Supplied material start

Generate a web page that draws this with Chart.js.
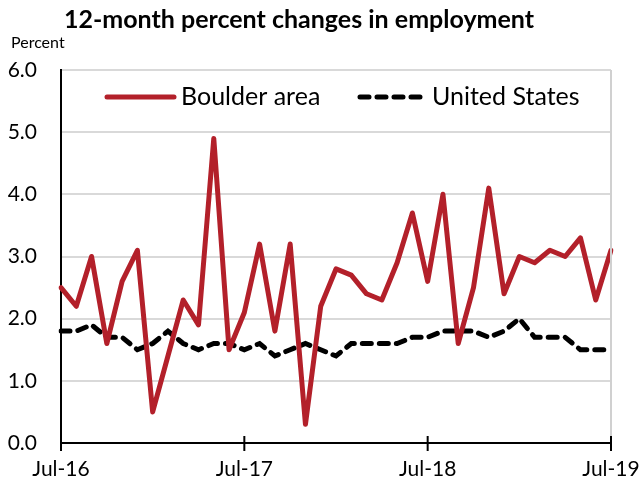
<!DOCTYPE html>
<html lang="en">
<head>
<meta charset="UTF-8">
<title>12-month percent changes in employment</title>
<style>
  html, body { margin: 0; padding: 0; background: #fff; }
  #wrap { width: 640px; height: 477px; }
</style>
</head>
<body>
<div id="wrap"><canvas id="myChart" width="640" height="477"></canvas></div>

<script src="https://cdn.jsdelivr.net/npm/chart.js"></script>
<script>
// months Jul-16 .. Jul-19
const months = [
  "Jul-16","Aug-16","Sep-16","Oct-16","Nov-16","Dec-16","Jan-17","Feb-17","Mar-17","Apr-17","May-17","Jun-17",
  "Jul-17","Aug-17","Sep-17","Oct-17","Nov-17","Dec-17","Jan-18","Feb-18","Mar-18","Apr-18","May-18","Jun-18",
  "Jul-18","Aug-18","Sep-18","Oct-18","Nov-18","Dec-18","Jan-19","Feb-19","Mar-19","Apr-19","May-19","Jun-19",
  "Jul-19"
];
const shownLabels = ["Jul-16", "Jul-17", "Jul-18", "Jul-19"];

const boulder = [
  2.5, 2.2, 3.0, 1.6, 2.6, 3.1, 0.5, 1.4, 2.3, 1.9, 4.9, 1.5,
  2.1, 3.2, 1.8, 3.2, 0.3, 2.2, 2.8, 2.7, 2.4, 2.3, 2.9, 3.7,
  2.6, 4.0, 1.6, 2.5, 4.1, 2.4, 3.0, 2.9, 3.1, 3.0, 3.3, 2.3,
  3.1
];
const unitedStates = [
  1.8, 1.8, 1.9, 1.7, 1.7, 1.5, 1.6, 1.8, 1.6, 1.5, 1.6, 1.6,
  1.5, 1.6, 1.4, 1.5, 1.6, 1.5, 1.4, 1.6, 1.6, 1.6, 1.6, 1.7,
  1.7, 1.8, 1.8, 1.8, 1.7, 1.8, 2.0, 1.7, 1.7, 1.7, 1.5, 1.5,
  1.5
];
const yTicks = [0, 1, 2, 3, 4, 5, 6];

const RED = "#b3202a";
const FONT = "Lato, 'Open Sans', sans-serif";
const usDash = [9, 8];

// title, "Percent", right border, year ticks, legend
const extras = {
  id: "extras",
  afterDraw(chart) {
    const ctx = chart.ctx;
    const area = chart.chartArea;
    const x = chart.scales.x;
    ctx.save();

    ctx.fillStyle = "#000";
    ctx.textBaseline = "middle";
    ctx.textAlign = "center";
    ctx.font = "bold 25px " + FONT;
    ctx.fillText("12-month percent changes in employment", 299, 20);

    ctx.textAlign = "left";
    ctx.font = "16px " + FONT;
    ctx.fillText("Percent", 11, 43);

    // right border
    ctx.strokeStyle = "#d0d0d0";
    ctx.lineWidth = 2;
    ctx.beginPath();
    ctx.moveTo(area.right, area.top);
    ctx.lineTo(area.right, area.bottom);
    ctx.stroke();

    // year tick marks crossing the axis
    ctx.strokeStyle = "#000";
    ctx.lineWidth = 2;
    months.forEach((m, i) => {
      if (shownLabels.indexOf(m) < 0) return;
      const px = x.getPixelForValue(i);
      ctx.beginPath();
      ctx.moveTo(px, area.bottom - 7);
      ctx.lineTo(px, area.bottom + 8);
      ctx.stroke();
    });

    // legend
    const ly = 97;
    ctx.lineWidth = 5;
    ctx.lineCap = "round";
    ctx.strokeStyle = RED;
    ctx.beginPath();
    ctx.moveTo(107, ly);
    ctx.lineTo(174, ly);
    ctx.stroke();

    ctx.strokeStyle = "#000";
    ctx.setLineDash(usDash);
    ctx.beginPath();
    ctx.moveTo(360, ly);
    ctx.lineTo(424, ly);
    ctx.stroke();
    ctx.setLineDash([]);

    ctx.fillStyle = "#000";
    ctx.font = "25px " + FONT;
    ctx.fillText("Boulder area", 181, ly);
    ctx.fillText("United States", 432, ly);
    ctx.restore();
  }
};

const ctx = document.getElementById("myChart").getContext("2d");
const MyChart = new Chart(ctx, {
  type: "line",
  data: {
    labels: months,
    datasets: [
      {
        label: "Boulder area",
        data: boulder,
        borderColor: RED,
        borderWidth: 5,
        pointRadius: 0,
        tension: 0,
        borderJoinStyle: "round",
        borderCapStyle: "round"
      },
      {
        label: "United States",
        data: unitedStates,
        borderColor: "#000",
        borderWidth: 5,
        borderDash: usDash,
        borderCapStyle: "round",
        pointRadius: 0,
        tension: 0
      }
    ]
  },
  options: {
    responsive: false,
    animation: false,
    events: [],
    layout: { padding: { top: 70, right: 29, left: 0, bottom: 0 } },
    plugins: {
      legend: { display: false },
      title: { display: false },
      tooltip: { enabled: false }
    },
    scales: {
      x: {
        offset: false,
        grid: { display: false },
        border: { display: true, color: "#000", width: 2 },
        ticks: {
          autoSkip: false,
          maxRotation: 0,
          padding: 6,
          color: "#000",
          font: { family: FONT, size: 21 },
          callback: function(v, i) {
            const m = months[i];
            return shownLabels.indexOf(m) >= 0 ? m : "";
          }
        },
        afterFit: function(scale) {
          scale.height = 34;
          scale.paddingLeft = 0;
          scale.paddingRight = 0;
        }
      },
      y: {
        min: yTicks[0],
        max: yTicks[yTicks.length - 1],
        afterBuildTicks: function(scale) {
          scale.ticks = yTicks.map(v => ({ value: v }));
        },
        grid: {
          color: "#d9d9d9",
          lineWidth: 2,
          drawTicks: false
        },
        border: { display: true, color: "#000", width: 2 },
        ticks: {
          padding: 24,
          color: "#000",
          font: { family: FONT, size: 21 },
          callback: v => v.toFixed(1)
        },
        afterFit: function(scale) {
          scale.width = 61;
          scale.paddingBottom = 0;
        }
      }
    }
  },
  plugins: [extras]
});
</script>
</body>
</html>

Supplied material end

- Your task -
Print the full listing exactly, dropping the pictures.

- Final result -
Generate a web page that draws this with Chart.js.
<!DOCTYPE html>
<html lang="en">
<head>
<meta charset="UTF-8">
<title>12-month percent changes in employment</title>
<style>
  html, body { margin: 0; padding: 0; background: #fff; }
  #wrap { width: 640px; height: 477px; }
</style>
</head>
<body>
<div id="wrap"><canvas id="myChart" width="640" height="477"></canvas></div>

<script src="https://cdn.jsdelivr.net/npm/chart.js"></script>
<script>
// months Jul-16 .. Jul-19
const months = [
  "Jul-16","Aug-16","Sep-16","Oct-16","Nov-16","Dec-16","Jan-17","Feb-17","Mar-17","Apr-17","May-17","Jun-17",
  "Jul-17","Aug-17","Sep-17","Oct-17","Nov-17","Dec-17","Jan-18","Feb-18","Mar-18","Apr-18","May-18","Jun-18",
  "Jul-18","Aug-18","Sep-18","Oct-18","Nov-18","Dec-18","Jan-19","Feb-19","Mar-19","Apr-19","May-19","Jun-19",
  "Jul-19"
];
const shownLabels = ["Jul-16", "Jul-17", "Jul-18", "Jul-19"];

const boulder = [
  2.5, 2.2, 3.0, 1.6, 2.6, 3.1, 0.5, 1.4, 2.3, 1.9, 4.9, 1.5,
  2.1, 3.2, 1.8, 3.2, 0.3, 2.2, 2.8, 2.7, 2.4, 2.3, 2.9, 3.7,
  2.6, 4.0, 1.6, 2.5, 4.1, 2.4, 3.0, 2.9, 3.1, 3.0, 3.3, 2.3,
  3.1
];
const unitedStates = [
  1.8, 1.8, 1.9, 1.7, 1.7, 1.5, 1.6, 1.8, 1.6, 1.5, 1.6, 1.6,
  1.5, 1.6, 1.4, 1.5, 1.6, 1.5, 1.4, 1.6, 1.6, 1.6, 1.6, 1.7,
  1.7, 1.8, 1.8, 1.8, 1.7, 1.8, 2.0, 1.7, 1.7, 1.7, 1.5, 1.5,
  1.5
];
const yTicks = [0, 1, 2, 3, 4, 5, 6];

const RED = "#b3202a";
const FONT = "Lato, 'Open Sans', sans-serif";
const usDash = [9, 8];

// title, "Percent", right border, year ticks, legend
const extras = {
  id: "extras",
  afterDraw(chart) {
    const ctx = chart.ctx;
    const area = chart.chartArea;
    const x = chart.scales.x;
    ctx.save();

    ctx.fillStyle = "#000";
    ctx.textBaseline = "middle";
    ctx.textAlign = "center";
    ctx.font = "bold 25px " + FONT;
    ctx.fillText("12-month percent changes in employment", 299, 20);

    ctx.textAlign = "left";
    ctx.font = "16px " + FONT;
    ctx.fillText("Percent", 11, 43);

    // right border
    ctx.strokeStyle = "#d0d0d0";
    ctx.lineWidth = 2;
    ctx.beginPath();
    ctx.moveTo(area.right, area.top);
    ctx.lineTo(area.right, area.bottom);
    ctx.stroke();

    // year tick marks crossing the axis
    ctx.strokeStyle = "#000";
    ctx.lineWidth = 2;
    months.forEach((m, i) => {
      if (shownLabels.indexOf(m) < 0) return;
      const px = x.getPixelForValue(i);
      ctx.beginPath();
      ctx.moveTo(px, area.bottom - 7);
      ctx.lineTo(px, area.bottom + 8);
      ctx.stroke();
    });

    // legend
    const ly = 97;
    ctx.lineWidth = 5;
    ctx.lineCap = "round";
    ctx.strokeStyle = RED;
    ctx.beginPath();
    ctx.moveTo(107, ly);
    ctx.lineTo(174, ly);
    ctx.stroke();

    ctx.strokeStyle = "#000";
    ctx.setLineDash(usDash);
    ctx.beginPath();
    ctx.moveTo(360, ly);
    ctx.lineTo(424, ly);
    ctx.stroke();
    ctx.setLineDash([]);

    ctx.fillStyle = "#000";
    ctx.font = "25px " + FONT;
    ctx.fillText("Boulder area", 181, ly);
    ctx.fillText("United States", 432, ly);
    ctx.restore();
  }
};

const ctx = document.getElementById("myChart").getContext("2d");
const MyChart = new Chart(ctx, {
  type: "line",
  data: {
    labels: months,
    datasets: [
      {
        label: "Boulder area",
        data: boulder,
        borderColor: RED,
        borderWidth: 5,
        pointRadius: 0,
        tension: 0,
        borderJoinStyle: "round",
        borderCapStyle: "round"
      },
      {
        label: "United States",
        data: unitedStates,
        borderColor: "#000",
        borderWidth: 5,
        borderDash: usDash,
        borderCapStyle: "round",
        pointRadius: 0,
        tension: 0
      }
    ]
  },
  options: {
    responsive: false,
    animation: false,
    events: [],
    layout: { padding: { top: 70, right: 29, left: 0, bottom: 0 } },
    plugins: {
      legend: { display: false },
      title: { display: false },
      tooltip: { enabled: false }
    },
    scales: {
      x: {
        offset: false,
        grid: { display: false },
        border: { display: true, color: "#000", width: 2 },
        ticks: {
          autoSkip: false,
          maxRotation: 0,
          padding: 6,
          color: "#000",
          font: { family: FONT, size: 21 },
          callback: function(v, i) {
            const m = months[i];
            return shownLabels.indexOf(m) >= 0 ? m : "";
          }
        },
        afterFit: function(scale) {
          scale.height = 34;
          scale.paddingLeft = 0;
          scale.paddingRight = 0;
        }
      },
      y: {
        min: yTicks[0],
        max: yTicks[yTicks.length - 1],
        afterBuildTicks: function(scale) {
          scale.ticks = yTicks.map(v => ({ value: v }));
        },
        grid: {
          color: "#d9d9d9",
          lineWidth: 2,
          drawTicks: false
        },
        border: { display: true, color: "#000", width: 2 },
        ticks: {
          padding: 24,
          color: "#000",
          font: { family: FONT, size: 21 },
          callback: v => v.toFixed(1)
        },
        afterFit: function(scale) {
          scale.width = 61;
          scale.paddingBottom = 0;
        }
      }
    }
  },
  plugins: [extras]
});
</script>
</body>
</html>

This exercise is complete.